Right Place, Right Time, Right Skills

When I took my initial Emergency Medical Technician training, the textbook section relating to dive accidents read something like this: “Scuba diving injuries are a special topic and will be covered in other courses. Call Divers Alert Network® at 919-684-9111 for assistance in a scuba diving emergency.”

I never planned to be involved in any scuba diving injuries, but it was reassuring to know that there was help if I ever needed it. Years later I found myself a newly certified scuba diver and wondered if maybe I had been wrong about never having to treat a dive injury.

I read up on diving emergencies and even took the DAN Oxygen First Aid for Scuba Diving Injuries course.

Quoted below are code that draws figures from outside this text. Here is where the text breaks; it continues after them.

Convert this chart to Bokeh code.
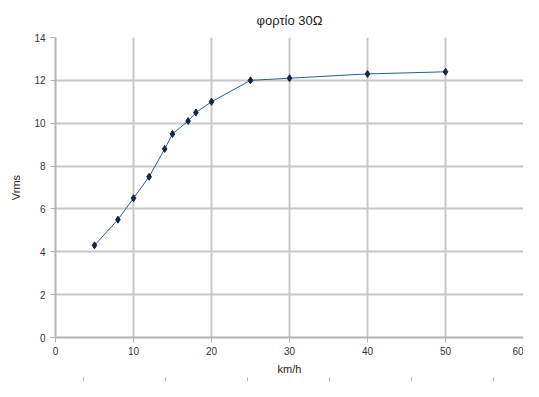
from bokeh.plotting import figure
from bokeh.models import Range1d, LinearAxis, FixedTicker
from bokeh.embed import file_html
from bokeh.resources import INLINE

speed_kmh = [5, 8, 10, 12, 14, 15, 17, 18, 20, 25, 30, 40, 50]
vrms = [4.3, 5.5, 6.5, 7.5, 8.8, 9.5, 10.1, 10.5, 11.0, 12.0, 12.1, 12.3, 12.4]
x_ticks = [0, 10, 20, 30, 40, 50, 60]
y_ticks = [0, 2, 4, 6, 8, 10, 12, 14]

FONT = "Liberation Sans"
GRID = "#c8c8c8"
AX = "#b3b3b3"

p = figure(width=523, height=381, output_backend="svg", toolbar_location=None,
           x_range=Range1d(0, 60), y_range=Range1d(0, 14),
           title="φορτίο 30Ω", min_border_left=55, min_border_right=0,
           min_border_top=37, min_border_bottom=0)
p.title.align = "center"
p.title.text_font = FONT
p.title.text_font_size = "13px"
p.title.text_font_style = "normal"
p.title.text_color = "#222222"
p.title.standoff = 20
p.outline_line_color = None

for ax in (p.xaxis[0], p.yaxis[0]):
    ax.axis_line_color = AX
    ax.axis_line_width = 2
    ax.major_tick_line_color = AX
    ax.major_tick_out = 5
    ax.major_tick_in = 0
    ax.minor_tick_line_color = None
    ax.major_label_text_font = FONT
    ax.major_label_text_font_size = "10px"
    ax.major_label_text_color = "#333333"
    ax.axis_label_text_font = FONT
    ax.axis_label_text_font_size = "11px"
    ax.axis_label_text_font_style = "normal"
    ax.axis_label_text_color = "#222222"

p.xaxis[0].ticker = FixedTicker(ticks=x_ticks)
p.yaxis[0].ticker = FixedTicker(ticks=y_ticks)
p.xaxis[0].axis_label = "km/h"
p.yaxis[0].axis_label = "Vrms"
p.xaxis[0].major_label_standoff = 4
p.xaxis[0].axis_label_standoff = 5
p.yaxis[0].axis_label_standoff = 9

p.xgrid.ticker = FixedTicker(ticks=x_ticks)
p.ygrid.ticker = FixedTicker(ticks=y_ticks)
for g in (p.xgrid[0], p.ygrid[0]):
    g.grid_line_color = GRID
    g.grid_line_width = 2

# secondary (unlabelled) bottom axis with only tick marks
p.extra_x_ranges = {"sec": Range1d(0, 468)}
sec = LinearAxis(x_range_name="sec", ticker=FixedTicker(ticks=[28, 110, 192, 274, 356, 438]))
sec.axis_line_color = None
sec.major_tick_line_color = AX
sec.major_tick_in = 0
sec.major_tick_out = 4
sec.major_label_standoff = 0
sec.minor_tick_line_color = None
sec.major_label_text_font_size = "0px"
sec.major_label_text_color = None
p.add_layout(sec, "below")

p.line(speed_kmh, vrms, line_color="#2a5f8f", line_width=1)
p.scatter(speed_kmh, vrms, marker="diamond", size=7, fill_color="#14263f",
          line_color="#14263f")

open("out.html", "w").write(file_html(p, INLINE))
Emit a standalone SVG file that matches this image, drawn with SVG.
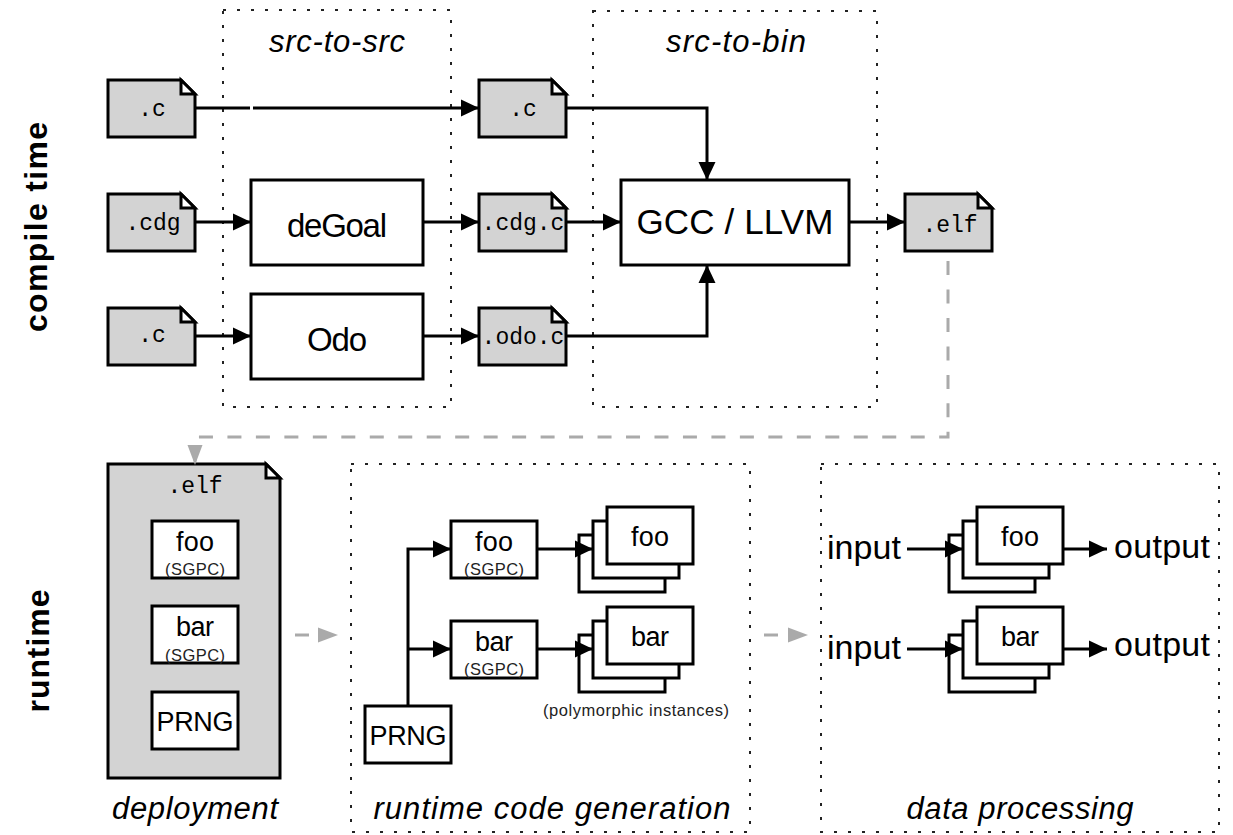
<svg xmlns="http://www.w3.org/2000/svg" xmlns:xlink="http://www.w3.org/1999/xlink" width="1233" height="835" viewBox="0 0 1233 835">
<style>
text{font-family:"Liberation Sans",Arial,sans-serif;fill:#000;text-anchor:middle}
.m{font-family:"Liberation Mono","Courier New",monospace;font-size:23px}
.i{font-style:italic;font-size:31px}
.b{font-weight:bold;font-size:32px}
.l{font-size:33px}
.w{font-size:34px}
.s{font-size:16.5px;fill:#222}
.f{font-size:27px}
.d{fill:none;stroke:#222;stroke-width:2;stroke-dasharray:3 11}
.box{fill:#fff;stroke:#000;stroke-width:3;stroke-linejoin:miter}
.file{fill:#d3d3d3;stroke:#000;stroke-width:3;stroke-linejoin:miter}
.fold{fill:#fff;stroke:#000;stroke-width:3;stroke-linejoin:miter}
.c{fill:none;stroke:#000;stroke-width:3;marker-end:url(#a)}
.g{fill:none;stroke:#aaa;stroke-width:3;marker-end:url(#ag)}
</style>
<defs>
<marker id="a" markerUnits="userSpaceOnUse" markerWidth="20" markerHeight="18" refX="18" refY="9" orient="auto"><path d="M0 0.5L18 9L0 17.5Z" fill="#000"/></marker>
<marker id="ag" markerUnits="userSpaceOnUse" markerWidth="21" markerHeight="16" refX="20" refY="8" orient="auto"><path d="M0 0.5L20 8L0 15.5Z" fill="#aaa"/></marker>
<g id="file"><path class="file" d="M0 0H73L87 14V57H0Z"/><path class="fold" d="M73 0L87 14H73Z"/></g>
<g id="stack"><rect class="box" x="0" y="28" width="86" height="57"/><rect class="box" x="14" y="14" width="86" height="57"/><rect class="box" x="28" y="0" width="86" height="57"/></g>
</defs>

<text class="b" transform="translate(47 227) rotate(-90)" textLength="210">compile time</text>
<text class="b" transform="translate(49 651) rotate(-90)" textLength="123">runtime</text>

<g id="src-to-src"><rect class="d" x="223" y="10" width="228" height="397"/><text class="i" x="337" y="52" textLength="136">src-to-src</text></g>
<g id="src-to-bin"><rect class="d" x="593" y="11" width="284" height="396"/><text class="i" x="736" y="52" textLength="140">src-to-bin</text></g>
<g id="rcg-frame"><rect class="d" x="351" y="464" width="399" height="368"/><text class="i" x="552" y="819" textLength="357">runtime code generation</text></g>
<g id="dp-frame"><rect class="d" x="821" y="464" width="398" height="368"/><text class="i" x="1020" y="819" textLength="227">data processing</text></g>

<g id="file-c1"><use href="#file" x="108" y="80"/><text class="m" x="152" y="116">.c</text></g>
<g id="file-cdg"><use href="#file" x="108" y="194"/><text class="m" x="153" y="230">.cdg</text></g>
<g id="file-c2"><use href="#file" x="108" y="308"/><text class="m" x="152" y="342">.c</text></g>
<g id="file-c3"><use href="#file" x="479" y="80"/><text class="m" x="523" y="116">.c</text></g>
<g id="file-cdgc"><use href="#file" x="479" y="194"/><text class="m" x="523" y="230">.cdg.c</text></g>
<g id="file-odoc"><use href="#file" x="479" y="308"/><text class="m" x="523" y="344">.odo.c</text></g>
<g id="file-elf"><use href="#file" x="905" y="194"/><text class="m" x="950" y="232">.elf</text></g>

<g id="degoal"><rect class="box" x="251" y="180" width="172" height="85"/><text class="l" x="337" y="237" textLength="100">deGoal</text></g>
<g id="odo"><rect class="box" x="251" y="294" width="172" height="85"/><text class="l" x="337" y="351" textLength="60">Odo</text></g>
<g id="gcc"><rect class="box" x="621" y="180" width="228" height="85"/><text class="l" style="font-size:35px" x="735" y="234" textLength="197">GCC / LLVM</text></g>

<g id="elf-big">
<path class="file" d="M108 464H266L280 478V778H108Z"/><path class="fold" d="M266 464L280 478H266Z"/>
<text class="m" x="195" y="493">.elf</text>
<rect class="box" x="152" y="521" width="86" height="57"/><text class="f" x="195" y="551" textLength="38">foo</text><text class="s" x="195" y="575" textLength="60">(SGPC)</text>
<rect class="box" x="152" y="606" width="86" height="57"/><text class="f" x="195" y="636" textLength="38">bar</text><text class="s" x="195" y="661" textLength="60">(SGPC)</text>
<rect class="box" x="152" y="692" width="86" height="57"/><text class="f" x="195" y="731" textLength="77">PRNG</text>
</g>
<text class="i" x="195" y="819" textLength="166">deployment</text>

<g id="rcg-foo"><rect class="box" x="451" y="521" width="86" height="57"/><text class="f" x="494" y="551" textLength="38">foo</text><text class="s" x="494" y="575" textLength="60">(SGPC)</text></g>
<g id="rcg-bar"><rect class="box" x="451" y="621" width="86" height="57"/><text class="f" x="494" y="651" textLength="38">bar</text><text class="s" x="494" y="675" textLength="60">(SGPC)</text></g>
<g id="rcg-prng"><rect class="box" x="365" y="706" width="86" height="57"/><text class="f" x="408" y="745" textLength="77">PRNG</text></g>
<g id="rcg-foo-stack"><use href="#stack" x="579" y="507"/><text class="f" x="650" y="546" textLength="38">foo</text></g>
<g id="rcg-bar-stack"><use href="#stack" x="579" y="607"/><text class="f" x="650" y="646" textLength="38">bar</text></g>
<text class="s" x="636" y="716" textLength="186">(polymorphic instances)</text>

<g id="dp-foo-stack"><use href="#stack" x="949" y="507"/><text class="f" x="1020" y="546" textLength="38">foo</text></g>
<g id="dp-bar-stack"><use href="#stack" x="949" y="607"/><text class="f" x="1020" y="646" textLength="38">bar</text></g>
<text class="w" x="864" y="559" textLength="74">input</text>
<text class="w" x="864" y="659" textLength="74">input</text>
<text class="w" x="1162" y="558" textLength="96">output</text>
<text class="w" x="1162" y="656" textLength="96">output</text>

<g id="connectors">
<path class="c" d="M195 108H250M253 108H479"/>
<path class="c" d="M565 108H707V180"/>
<path class="c" d="M195 222H251"/>
<path class="c" d="M423 222H479"/>
<path class="c" d="M565 222H621"/>
<path class="c" d="M195 336H251"/>
<path class="c" d="M423 336H479"/>
<path class="c" d="M565 336H707V265"/>
<path class="c" d="M849 222H905"/>
<path class="c" d="M408 706V549H451"/>
<path class="c" d="M408 649H451"/>
<path class="c" d="M537 549H593"/>
<path class="c" d="M537 649H593"/>
<path class="c" d="M907 549H963"/>
<path class="c" d="M907 649H963"/>
<path class="c" d="M1063 549H1107"/>
<path class="c" d="M1063 649H1107"/>
<path class="g" stroke-dasharray="14 14.47" d="M948 261V437H195V465"/>
<path class="g" stroke-dasharray="14 30" d="M295 635H338"/>
<path class="g" stroke-dasharray="14 30" d="M764 635H808"/>
</g>
</svg>
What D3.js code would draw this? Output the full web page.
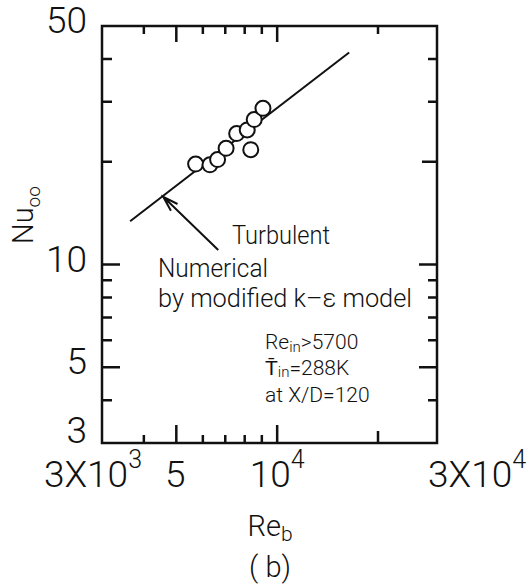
<!DOCTYPE html>
<html>
<head>
<meta charset="utf-8">
<script src="https://cdn.jsdelivr.net/npm/d3@7"></script>
<style>
  body { margin: 0; background: #fff; }
  svg text { font-family: Roboto, "Liberation Sans", Arial, sans-serif; font-weight: 300; fill: #111; }
</style>
</head>
<body>
<svg id="chart" width="532" height="584"></svg>
<script>
// measured points (open circles)
const reExp = [5710, 6300, 6640, 7040, 7570, 8140, 8340, 8540, 9070];
const nuExp = [19.7, 19.6, 20.3, 21.9, 24.2, 24.8, 21.7, 26.6, 28.7];

// numerical line, modified k-e model
const reNum = [3640, 16400];
const nuNum = [13.4, 41.8];

// arrow pointing at the line: [tail, tip]
const arrowRe = [6670, 4570];
const arrowNu = [11.03, 15.8];

const xMajor = [5000, 10000];
const xMinor = [4000, 6000, 7000, 8000, 9000, 20000];
const yMajor = [5, 10];
const yMinor = [4, 6, 7, 8, 9, 20, 30, 40];

const xLabels = [
  { v: 3000, base: "3X10", sup: "3", anchor: "end", dx: 40 },
  { v: 5000, base: "5", sup: "", anchor: "middle", dx: -1 },
  { v: 10000, base: "10", sup: "4", anchor: "middle", dx: 0 },
  { v: 30000, base: "3X10", sup: "4", anchor: "start", dx: -9 }
];
const yLabels = [50, 10, 5, 3];

const margin = { top: 26, left: 102 };
const W = 335, H = 417;

const svg = d3.select("#chart");
const g = svg.append("g").attr("transform", `translate(${margin.left},${margin.top})`);

const x = d3.scaleLog().domain([3000, 30000]).range([0, W]);
const y = d3.scaleLog().domain([3, 50]).range([H, 0]);

g.append("rect")
  .attr("width", W).attr("height", H)
  .attr("fill", "none").attr("stroke", "#111").attr("stroke-width", 2.5);

// inward ticks, length depends on side and value
const bottomLen = d => xMajor.includes(d) ? 18 : d === 20000 ? 12 : 8;
const topLen = d => xMajor.includes(d) ? 16 : 8;
const leftLen = d => yMajor.includes(d) ? 18 : 10;
const rightLen = d => yMajor.includes(d) ? 18 : d === 20 ? 15 : 9;
const xTicks = xMajor.concat(xMinor), yTicks = yMajor.concat(yMinor);

const tp = d3.path();
xTicks.forEach(d => {
  tp.moveTo(x(d), H); tp.lineTo(x(d), H - bottomLen(d));
  tp.moveTo(x(d), 0); tp.lineTo(x(d), topLen(d));
});
yTicks.forEach(d => {
  tp.moveTo(0, y(d)); tp.lineTo(leftLen(d), y(d));
  tp.moveTo(W, y(d)); tp.lineTo(W - rightLen(d), y(d));
});
g.append("path").attr("d", tp.toString())
  .attr("fill", "none").attr("stroke", "#111").attr("stroke-width", 2.5);

// tick labels
const xl = svg.append("g").attr("transform", `translate(${margin.left},0)`);
xLabels.forEach(d => {
  const t = xl.append("text")
    .attr("x", x(d.v) + d.dx).attr("y", 487)
    .attr("text-anchor", d.anchor)
    .style("font-size", "37px");
  t.append("tspan").text(d.base);
  if (d.sup) t.append("tspan").attr("dy", -19).style("font-size", "25px").text(d.sup);
});

const yl = svg.append("g").attr("transform", `translate(0,${margin.top})`);
yl.selectAll("text").data(yLabels).join("text")
  .attr("x", 87)
  .attr("y", d => d === 3 ? y(d) : y(d) + 7)
  .attr("text-anchor", "end")
  .style("font-size", "37px")
  .text(d => d);

// axis titles
const xt = svg.append("text").attr("x", 270).attr("y", 536).attr("text-anchor", "middle").style("font-size", "29px");
xt.append("tspan").text("Re");
xt.append("tspan").attr("dy", 5).style("font-size", "21px").text("b");

svg.append("text").attr("x", 270).attr("y", 577).attr("text-anchor", "middle")
  .style("font-size", "29px").text("( b)");

const yt = svg.append("text")
  .attr("transform", "translate(33,215) rotate(-90)")
  .attr("text-anchor", "middle").style("font-size", "29px");
yt.append("tspan").text("Nu");
yt.append("tspan").attr("dy", 7).style("font-size", "19px").text("oo");

// numerical line
const line = d3.line().x(d => x(d[0])).y(d => y(d[1]));
g.append("path")
  .datum(d3.zip(reNum, nuNum))
  .attr("d", line)
  .attr("fill", "none").attr("stroke", "#111").attr("stroke-width", 2);

// experiment circles
g.selectAll("circle").data(d3.zip(reExp, nuExp)).join("circle")
  .attr("cx", d => x(d[0])).attr("cy", d => y(d[1]))
  .attr("r", 7.5)
  .attr("fill", "#fff").attr("stroke", "#111").attr("stroke-width", 2);

// arrow with open head
const ax0 = x(arrowRe[0]), ay0 = y(arrowNu[0]);
const ax1 = x(arrowRe[1]), ay1 = y(arrowNu[1]);
const ang = Math.atan2(ay0 - ay1, ax0 - ax1);
const headLen = 16, spread = 0.3;
const arrow = d3.path();
arrow.moveTo(ax0, ay0); arrow.lineTo(ax1, ay1);
arrow.moveTo(ax1 + headLen * Math.cos(ang - spread), ay1 + headLen * Math.sin(ang - spread));
arrow.lineTo(ax1, ay1);
arrow.lineTo(ax1 + headLen * Math.cos(ang + spread), ay1 + headLen * Math.sin(ang + spread));
g.append("path").attr("d", arrow.toString())
  .attr("fill", "none").attr("stroke", "#111").attr("stroke-width", 2);

// annotations
const note = svg.append("g");
note.append("text").attr("x", 232).attr("y", 244).style("font-size", "26px")
  .attr("textLength", 98).attr("lengthAdjust", "spacingAndGlyphs").text("Turbulent");
note.append("text").attr("x", 158).attr("y", 277).style("font-size", "26px")
  .attr("textLength", 110).attr("lengthAdjust", "spacingAndGlyphs").text("Numerical");
note.append("text").attr("x", 158).attr("y", 307).style("font-size", "26px")
  .attr("textLength", 254).attr("lengthAdjust", "spacingAndGlyphs").text("by modified k\u2013\u03b5 model");

const n1 = note.append("text").attr("x", 265).attr("y", 349).style("font-size", "21px");
n1.append("tspan").text("Re");
n1.append("tspan").attr("dy", 3).style("font-size", "15px").text("in");
n1.append("tspan").attr("dy", -3).text(">5700");

const n2 = note.append("text").attr("x", 265).attr("y", 375).style("font-size", "21px");
n2.append("tspan").text("T\u0304");
n2.append("tspan").attr("dy", 2).style("font-size", "15px").text("in");
n2.append("tspan").attr("dy", -2).text("=288K");

note.append("text").attr("x", 265).attr("y", 402).style("font-size", "21px").text("at X/D=120");
</script>
</body>
</html>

Not until 2004, as a member of a public safety dive team, did I realize that I needed even more training. At about the same time, DAN announced the Diving Medical Technician (DMT) course. I enrolled immediately.

Right after the class I saw that a scuba resort near my home needed EMTs. Armed with my DMT training, I applied for and got a job on the lake safety staff.

“Don’t worry,” someone volunteered on my first day. “The EMT never does anything.”

I had three patients that day.

I recall another incident that brought training and preparation to the fore. A diver had surfaced and shouted, “I can use some help.” I signed and asked if he was OK. He returned the hand-on-head OK sign.

“What is the problem?” I called out.

“My buddy is on the bottom with no air,” he replied.

I directed some divers on the surface to descend for a quick search, while I radioed the remaining safety staff to begin a rescue. Divers brought the injured diver to the surface and then by boat to the dock where I had set up my equipment. The diver was unresponsive; she had bright pink foam coming from her nose and mouth. After suctioning and positioning her airway, I determined that she was not breathing and began ventilating with a bag-valve mask (BVM) connected to oxygen.

Fortunately, she had a pulse. We inserted a nasal airway. By then the injured diver began to breathe on her own. I timed the BVM ventilations with her own breathing to provide a maximum concentration of oxygen. By the time the ambulance and paramedics arrived, she had opened her eyes and appeared to be in great pain. I transferred care, along with my cell phone number and the DAN emergency phone number, to the paramedics, who took her to the local emergency department. I later learned she was diagnosed and treated for a lung overexpansion injury with a possible arterial gas embolism.

The training I received in the DAN DMT course enabled me to be in the right place at the right time with the proper skills to take control and turn this event from a sure tragedy into a favorable outcome.